According to Mondelez, whose brands include Gevalia and Carte Noire, the new company will be based in the Netherlands and hold leading market positions in more than two dozen countries. D.E Master Blenders 1753 includes brands such as Douwe Egberts and L’OR.

“We’re delighted with this transaction and the substantial value we expect to create for our shareholders,” says Irene Rosenfeld, chairman and CEO of Mondelez International. “By retaining a significant stake in the combined company, we’ll continue to benefit from the future growth of the coffee category and share in the synergies and tremendous upside of this leading, one-of-a-kind coffee company.”

With each company taking in more than $3 billion annually, the new pure-play company is projected to have revenues of more than $7 billion.
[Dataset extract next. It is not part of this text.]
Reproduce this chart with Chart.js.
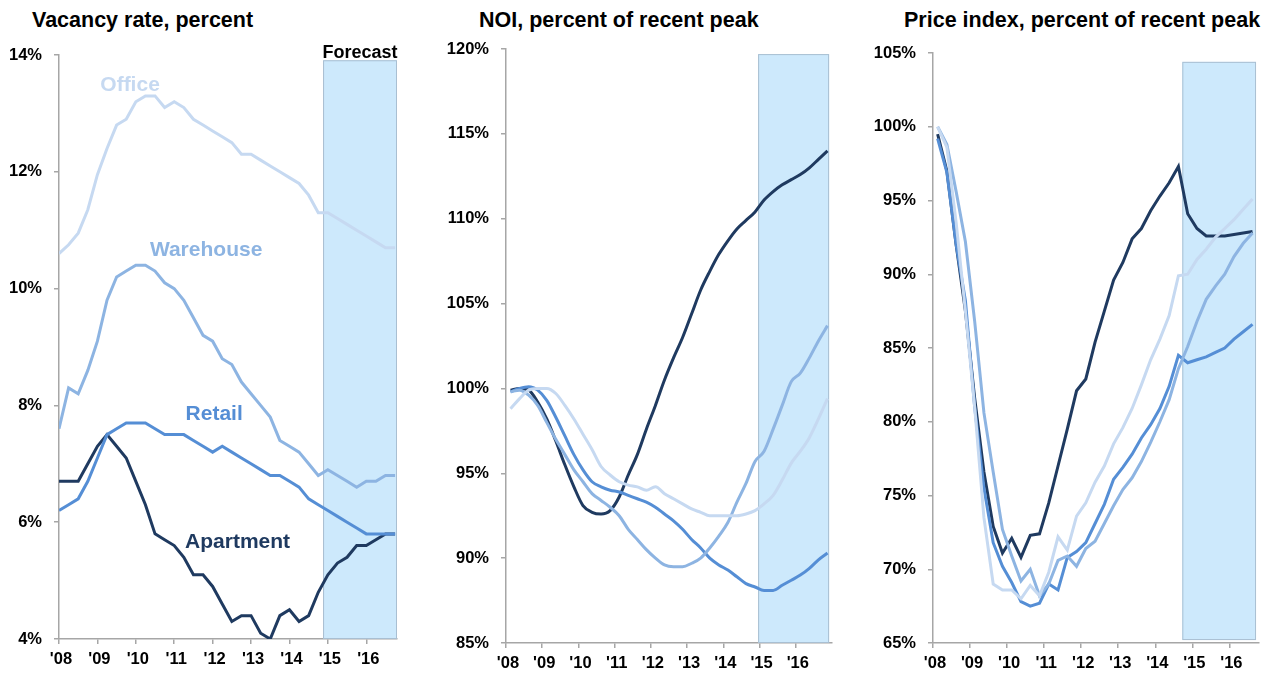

“Jacobs Douwe Egberts will leverage the rich histories of both companies, combining our complementary geographic footprints, portfolios of iconic brands and innovative technologies to offer more people around the world more access to high-quality coffee and allowing the company to capitalize on the significant growth opportunities in a highly attractive market,” says Pierre Laubies, CEO of D.E Master Blenders 1753.

Laubies is the prospective CEO of the new combined company.

Through the agreement, Acorn Holdings B.V., owner of D.E Master Blenders 1753, made an offer to receive Mondelez coffee business in France.

Transactions remain subject to approval.

According to the companies, Mondelez will receive $5 billion in cash and 49 percent equity interest in the new company upon completion of the transaction, which is expected to be in 2015.
The transactions remain subject to approval.